Multistability has been presented as a consequence of the ice-albedo feedback: Extensive ice sheets reflecting sunlight become resilient to small increases in incoming solar radiation (Budyko, 1969; Sellers, 1969). In the works of Budyko and Sellers, the ‘parameter’ of Figure 1 is the solar constant. An improved multistability bifurcation diagram may be obtained by accounting more specifically for the geometry of ice sheets and the parameter is the altitude of the ‘snow line’ (Weertman, 1976). This framework featuring the two coexisting stable states has remained in use for interpreting experiments with more sophisticated models (Abe-Ouchi et al., 2013; Calov and Ganopolski, 2005; Oerlemans, 1983), except that the control parameter is taken to measure incoming solar radiation during the summer solstice, following Milankovitch’s (1941) theory.

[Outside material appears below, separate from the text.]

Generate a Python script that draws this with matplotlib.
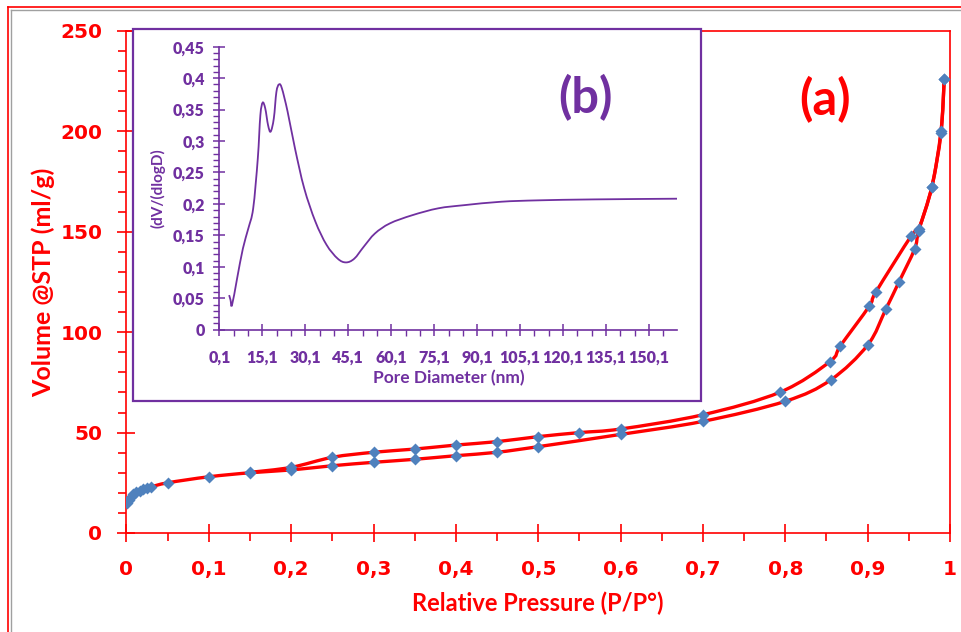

However, MacAyeal (1979) warned that the catastrophic character of the deglaciation prompts us to consider at least another control parameter, of which the role is to represent the build-up of ‘potential action’ for a deglaciation, similar to what happens in so-called relaxation oscillations. This kind of non-linearity can easily be captured with continuous dynamical systems (Saltzman and Maasch, 1988) and hybrid dynamical systems (Paillard, 1998). The framework may even be extended to explain regime changes such as the Mid-Pleistocene transition, where the typical frequency of ice age cycles changed (Ashwin and Ditlevsen, 2015).
There is a spread of views about the physical nature of the potential action. Several authors have pointed out various effects associated with ice sheet dynamics, their interactions with the bedrock and ice sheet margins that may be responsible for a runaway deglaciation (Abe-Ouchi et al., 2013; MacAyeal, 1979; Pollard, 1982). Accumulation of dust on ice sheets may also constitute a significant destabilizing effect (Ganopolski and Calov, 2011). Another thread of literature gives a more prominent role to CO2 dynamics and their coupling with ocean circulation dynamics and sea level (Paillard and Parrenin, 2004; Saltzman and Maasch, 1988). The combination of orbital forcing with relaxation dynamics can be quite complex and many low-order ice age models driven by orbital forcing exhibit a form of ‘strange non-chaotic attractor’ (Mitsui and Aihara, 2014; Mitsui et al., 2015). In essence, the orbital forcing acts as a ‘pacemaker’ synchronizing ice ages (de Saedeleer et al., 2013; Tziperman et al., 2006), but small fluctuations may occasionally shift the sequence of ice ages by one or several insolation cycles (Crucifix, 2012). The concept of ‘tipping points’ has then to be adapted to account for this forcing, and the notion of so-called pullback attractors may constitute a suitable formal basis to this end (Crucifix, 2013). High-resolution ice core records also revealed abrupt changes in atmospheric CO2 on decadal timescales during deglaciation (Marcott et al., 2014), which suggests that CO2 dynamics are actively involved in potentially unstable dynamics contributing to the deglaciation process.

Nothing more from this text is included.